In 1880, Mukunya Kitabanga, the heir of late Gonza Kisira Nadoyi, Gonza’s father, divided the ancestral land among the children of his brothers. Gonzaga was given the whole of Bugonza land and also the responsibility of taking care of his late father’s graveyard even when he had left for Buganda. The land which was given to him as his share covered Nakalanga, Bukongole, Kasozi, Nakisenyi and Kalungu, literally known as Ebisoko by Gonza.
In 1890, Mukunya Kitabanga and his siblings, together with their paternal Uncle Kisira Wambuzi Zibondo, upon hearing of Gonzaga having died for the Catholic faith (martyred), they donated his share of the land to the Catholic Church.
The land was handed over to Fr Konkoman, who appointed Mr Noori, who was coming from Kalamira, as the first catechist in 1895, and immediately the Church started under a tree across the road. In 1910, the Church started a sub-grade school there.
After the canonisation of the Uganda Martyrs in 1964, Fr Kalori, the then Parish Priest, constructed a permanent church the following year (1965), which is still in existence.
The first pilgrimage was on July 1, 1956, underthe Mukunyu tree, and Fr Dulumen was the first priest to preside over Mass while he was the Parish Priest of Budini.
On July 2, 2023, Rt. Rev. Charles Martin Wamika, the Bishop of the Diocese of Jinja, elevated the place to parish status and appointed Fr Isiko as the pioneer parish priest who is still serving to date.
Bugonza Parish, for all its historic significance, has continued to attract multitudes of pilgrims yearly who flock there for the blessings got from this site because of St Gonzaga Gonza. St Gonza represents a bridge between our cultural heritage and our Christian identity, and his shrine in Bugonza has the potential to become a centre of national spiritual renewal, unity and tourism.
The sacred site will be transformed for generations to come.
For his extraordinary faith and courage, St Gonzaga Gonza, like his fellow martyrs, left a defining challenge for contemporary believers.
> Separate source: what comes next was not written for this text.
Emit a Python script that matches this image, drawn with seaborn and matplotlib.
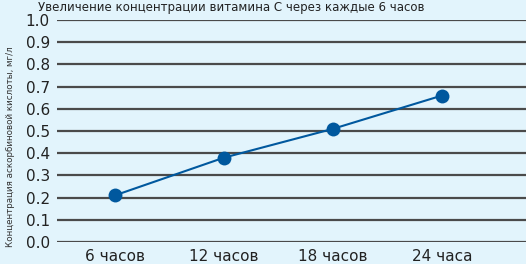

The faith that we profess cost blood and lives, more or less like the NRM/NRA liberators, albeit in a different sphere of self-sacrifice. Had the martyrs been cowards or “transactional” believers only out to benefit themselves, they would have denounced their faith early on.
Christianity and Islam would have suffered a stillbirth in this blessed land. We would be Godless people with no spine or moral compass. Above all, it is a big challenge to some clergy whose ministry is all about benefiting the self and sowing seeds of discord in society.